Dall’emergenza Coronavirus abbiamo imparato, per esempio, che i tantissimi anziani fragili erano soli e in condizioni abitative per loro molto difficili. L’assistenza domiciliare dovrà quindi potersi fondare su un diverso modo di abitare e le politiche abitative e sociali dovranno essere strettamente connesse tra loro. In primo luogo per quanto riguarda l’assistenza domiciliare, per cui esistono specifici finanziamenti del Pnrr. L’assistente domiciliare di condominio e l’infermiere di territorio sono sperimentazioni da continuare.

E se è pur vero che gli anziani devono potere vivere il più possibile nella propria casa, senza pesare troppo sui caregiver, lo sguardo da un lato al futuro della condizione degli anziani non autosufficienti, e dall’altro alla struttura delle famiglie più giovani che con più difficoltà si potranno far carico della loro cura, richiede di rivedere l’assetto dell’assistenza nelle residenze protette (ex-Rsa, ora Cra nella nostra Regione) di cui l’epidemia Covid ha messo a nudo la fragilità.

Il Pnrr pone minor attenzione a questo tema, tuttavia sia le residenze per anziani che l’assistenza domiciliare debbono essere considerati i due nodi della rete che garantiscono la continuità della presa in carico dell’anziano. È qui che si ripropone il tema della sanità territoriale e del suo coordinamento con gli interventi sociali. Le Case della salute, indicate nel Pnrr come “Case di comunità”, non devono essere semplicemente poliambulatori efficienti ma devono poter garantire la continuità assistenziale attraverso la medicina di prossimità e la medicina di iniziativa orientata alla prevenzione.

Povertà educativa
Lo sconvolgimento dell’organizzazione della vita dei ragazzi conseguente alla pandemia, in particolare la formazione a distanza, ha reso evidente ancora una volta le profonde diseguaglianze nella qualità della vita dei minori e come anche nei nostri ricchi territori si debba affrontare il problema della povertà educativa, soprattutto degli adolescenti.
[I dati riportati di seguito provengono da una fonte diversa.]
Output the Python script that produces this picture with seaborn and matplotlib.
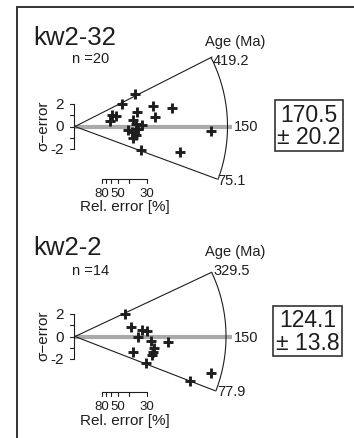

I nidi sono la prima tappa della prevenzione della povertà educativa: deve continuare l’impegno per l’espansione del numero di posti e per la qualità pedagogica. Ma occorre valorizzare le tante iniziative di sostegno alle scuole e i tantissimi progetti per bambini e adolescenti gestiti nel tempo extra scolastico da organizzazioni di terzo settore operanti nel sociale, nello sport e nella cultura.

Attività che necessitano di più risorse, ma che richiedono soprattutto di essere considerate in una visione di insieme in cui la regia, pur leggera, della scuola e degli enti locali, consenta di individuare le vere esigenze dei più giovani, con particolare attenzione alla socializzazione e all’apprendimento dei bambini e dei ragazzi stranieri.

Per i ragazzi immigrati più grandi e i recentemente immigrati sarebbero utili per esempio progetti di formazione che partano dalla identificazione delle loro competenze eventualmente acquisite nei loro territori di partenza per orientarli rispetto all’offerta del lavoro locale (si pensi per esempio alle competenze tecniche della meccanica).

Tante le fragilità a cui le istituzioni devono ulteriori risposte specifiche mirate all’inserimento sociale e lavorativo. L’idea fondamentale è quella di un welfare non “compassionevole”, ma che nasce dal rispetto dei diritti alla salute, all’istruzione e ad un minimo di benessere economico.

Quanti restano tuttavia fuori dal radar delle politiche sociali? Per arrivare a tutti si deve affrontare il problema della rappresentazione e della rappresentanza della comunità degli sconosciuti.

Non sempre i modelli partecipativi sanno estendere la loro azione al di fuori del pur ricco mondo delle organizzazioni di terzo settore. C’è bisogno di alleanze e imprese collettive che richiedono un consolidato ruolo del Pubblico, ma anche tante nuove relazioni comunitarie. C’è soprattutto bisogno di valorizzare gli operatori perché attraverso il loro lavoro, sempre più complesso, che si stabilisce un rapporto di fiducia con le istituzioni.